- _Directions for this task_
Copy everything in the data below exactly except the pictures.

--- Start Data shown ---

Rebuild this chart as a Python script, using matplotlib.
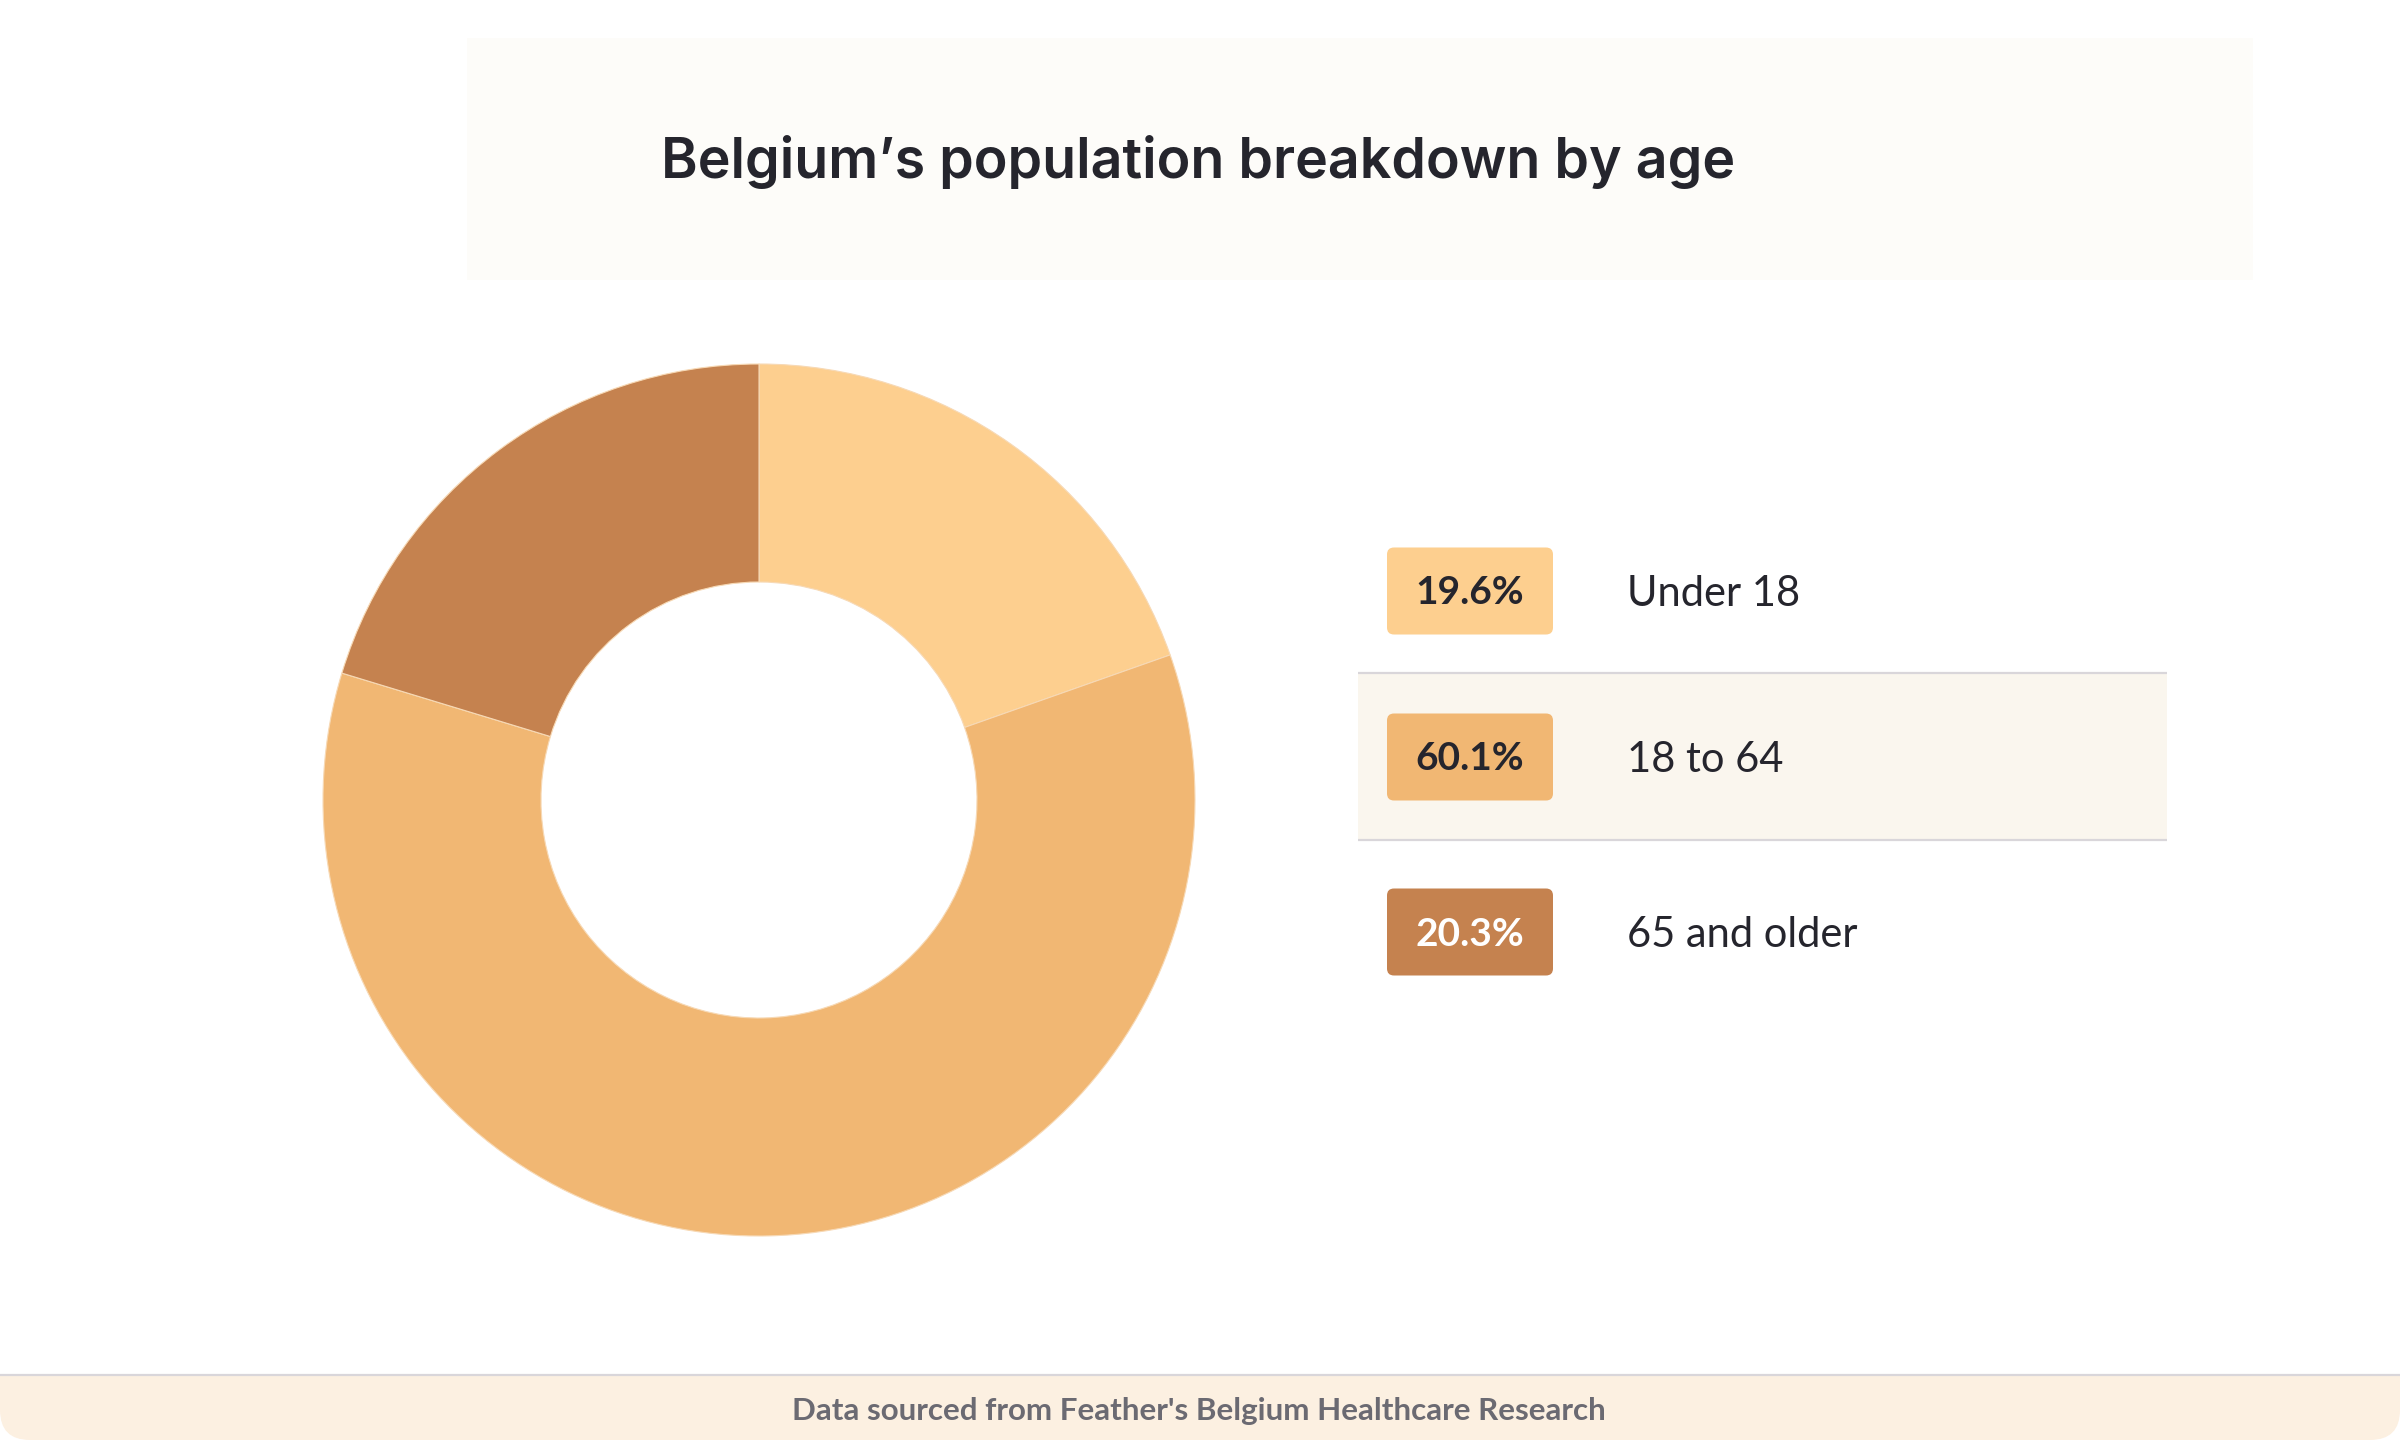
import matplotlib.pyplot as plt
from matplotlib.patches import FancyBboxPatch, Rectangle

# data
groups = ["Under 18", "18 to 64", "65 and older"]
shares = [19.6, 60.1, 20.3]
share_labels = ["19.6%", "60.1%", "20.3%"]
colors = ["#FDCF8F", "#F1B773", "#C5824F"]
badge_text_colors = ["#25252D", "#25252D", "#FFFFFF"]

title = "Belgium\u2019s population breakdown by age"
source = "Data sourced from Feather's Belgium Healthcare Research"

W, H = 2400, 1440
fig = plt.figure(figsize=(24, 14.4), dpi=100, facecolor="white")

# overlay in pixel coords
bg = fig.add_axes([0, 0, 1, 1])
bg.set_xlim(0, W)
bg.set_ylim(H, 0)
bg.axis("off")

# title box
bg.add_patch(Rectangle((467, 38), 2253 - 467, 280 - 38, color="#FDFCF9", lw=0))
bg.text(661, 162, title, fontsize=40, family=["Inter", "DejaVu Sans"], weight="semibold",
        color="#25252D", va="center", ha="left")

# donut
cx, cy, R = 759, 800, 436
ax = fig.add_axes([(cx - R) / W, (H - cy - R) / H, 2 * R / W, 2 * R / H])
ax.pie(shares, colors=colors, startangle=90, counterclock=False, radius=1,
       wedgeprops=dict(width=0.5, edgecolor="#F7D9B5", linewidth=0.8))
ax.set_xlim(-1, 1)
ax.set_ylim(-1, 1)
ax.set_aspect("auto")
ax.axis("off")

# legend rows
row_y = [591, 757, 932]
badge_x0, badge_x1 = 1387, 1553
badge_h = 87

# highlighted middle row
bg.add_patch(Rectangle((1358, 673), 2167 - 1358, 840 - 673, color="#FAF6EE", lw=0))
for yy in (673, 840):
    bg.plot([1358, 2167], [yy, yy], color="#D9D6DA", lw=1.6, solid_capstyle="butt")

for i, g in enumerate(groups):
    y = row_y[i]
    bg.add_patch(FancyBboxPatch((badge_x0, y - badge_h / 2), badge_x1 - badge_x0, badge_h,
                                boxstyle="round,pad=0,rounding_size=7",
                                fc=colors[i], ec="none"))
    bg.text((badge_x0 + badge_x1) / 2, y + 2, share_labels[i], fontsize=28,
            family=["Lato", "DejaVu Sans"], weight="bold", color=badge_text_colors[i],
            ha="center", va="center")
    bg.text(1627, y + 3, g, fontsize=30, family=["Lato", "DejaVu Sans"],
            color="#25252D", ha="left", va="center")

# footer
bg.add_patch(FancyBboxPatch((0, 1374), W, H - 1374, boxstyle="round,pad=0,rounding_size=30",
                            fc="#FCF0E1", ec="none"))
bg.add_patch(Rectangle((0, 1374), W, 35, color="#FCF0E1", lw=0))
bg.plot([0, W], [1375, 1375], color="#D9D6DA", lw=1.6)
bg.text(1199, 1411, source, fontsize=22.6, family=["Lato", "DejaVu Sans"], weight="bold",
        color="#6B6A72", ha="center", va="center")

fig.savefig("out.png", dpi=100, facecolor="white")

--- End Data shown ---

- _Solved exercise_
Rebuild this chart as a Python script, using matplotlib.
import matplotlib.pyplot as plt
from matplotlib.patches import FancyBboxPatch, Rectangle

# data
groups = ["Under 18", "18 to 64", "65 and older"]
shares = [19.6, 60.1, 20.3]
share_labels = ["19.6%", "60.1%", "20.3%"]
colors = ["#FDCF8F", "#F1B773", "#C5824F"]
badge_text_colors = ["#25252D", "#25252D", "#FFFFFF"]

title = "Belgium\u2019s population breakdown by age"
source = "Data sourced from Feather's Belgium Healthcare Research"

W, H = 2400, 1440
fig = plt.figure(figsize=(24, 14.4), dpi=100, facecolor="white")

# overlay in pixel coords
bg = fig.add_axes([0, 0, 1, 1])
bg.set_xlim(0, W)
bg.set_ylim(H, 0)
bg.axis("off")

# title box
bg.add_patch(Rectangle((467, 38), 2253 - 467, 280 - 38, color="#FDFCF9", lw=0))
bg.text(661, 162, title, fontsize=40, family=["Inter", "DejaVu Sans"], weight="semibold",
        color="#25252D", va="center", ha="left")

# donut
cx, cy, R = 759, 800, 436
ax = fig.add_axes([(cx - R) / W, (H - cy - R) / H, 2 * R / W, 2 * R / H])
ax.pie(shares, colors=colors, startangle=90, counterclock=False, radius=1,
       wedgeprops=dict(width=0.5, edgecolor="#F7D9B5", linewidth=0.8))
ax.set_xlim(-1, 1)
ax.set_ylim(-1, 1)
ax.set_aspect("auto")
ax.axis("off")

# legend rows
row_y = [591, 757, 932]
badge_x0, badge_x1 = 1387, 1553
badge_h = 87

# highlighted middle row
bg.add_patch(Rectangle((1358, 673), 2167 - 1358, 840 - 673, color="#FAF6EE", lw=0))
for yy in (673, 840):
    bg.plot([1358, 2167], [yy, yy], color="#D9D6DA", lw=1.6, solid_capstyle="butt")

for i, g in enumerate(groups):
    y = row_y[i]
    bg.add_patch(FancyBboxPatch((badge_x0, y - badge_h / 2), badge_x1 - badge_x0, badge_h,
                                boxstyle="round,pad=0,rounding_size=7",
                                fc=colors[i], ec="none"))
    bg.text((badge_x0 + badge_x1) / 2, y + 2, share_labels[i], fontsize=28,
            family=["Lato", "DejaVu Sans"], weight="bold", color=badge_text_colors[i],
            ha="center", va="center")
    bg.text(1627, y + 3, g, fontsize=30, family=["Lato", "DejaVu Sans"],
            color="#25252D", ha="left", va="center")

# footer
bg.add_patch(FancyBboxPatch((0, 1374), W, H - 1374, boxstyle="round,pad=0,rounding_size=30",
                            fc="#FCF0E1", ec="none"))
bg.add_patch(Rectangle((0, 1374), W, 35, color="#FCF0E1", lw=0))
bg.plot([0, W], [1375, 1375], color="#D9D6DA", lw=1.6)
bg.text(1199, 1411, source, fontsize=22.6, family=["Lato", "DejaVu Sans"], weight="bold",
        color="#6B6A72", ha="center", va="center")

fig.savefig("out.png", dpi=100, facecolor="white")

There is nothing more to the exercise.